I am afraid, Carl was forced to take this detour because his linguistic engagement demanded it, & I presume there were phases in which it would have looked like treason to him to devote himself solely to his own writing. Sure, the fact that he had to make a living was a factor too, an angle that cannot be ignored. It was all an effort to remain true to his dedication to language, & controversial American writers provided plenty of challenges to demonstrate his skill.
Is there an escape from the treadmill of translating? Only in rare cases, & as his last years showed, Weissner could achieve that almost effortlessly. Weissner was never only a translator; Weissner was Weissner & remained as solid as a rock to his last breath.
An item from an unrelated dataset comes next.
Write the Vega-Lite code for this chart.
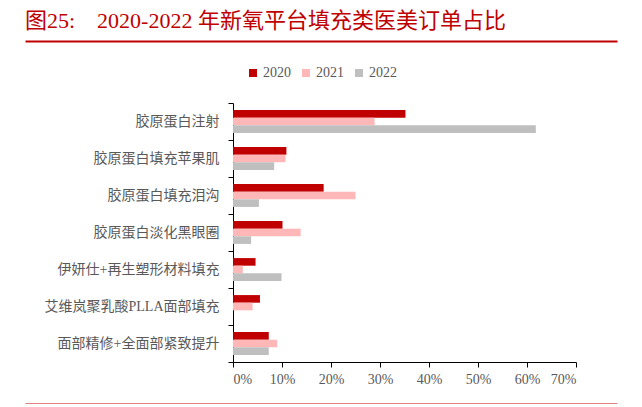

A survivor & he knew it.
As he began writing his own stuff, he returned not only geographically to the origin of his work as a writer, picking up the thread almost seamlessly, with Manhattan Muffdiver & The Adventures of Trashman, from where he had left off in his earlier years. It was as if the last 30 years had passed with a mere blink. This was probably intended as the groundwork for a new literary start that was as watertight as possible. As he said, he was working on 2 or 3 novels simultaneously, which was quite possible when you are doing cut-ups & using the montage technique.
He was never in danger of getting lost in the mainstream. His language & his views were much too independent & authentic for that. That’s why it is not significant how much of “own” writing he left behind. Any of those literary prizes that are handed out in Germany, flimsily & to serve vested interests, would have been wasted on him. Linguistically (& in his unwavering attitude) he was nothing less than a rock in the undertow of a dubious literary establishment.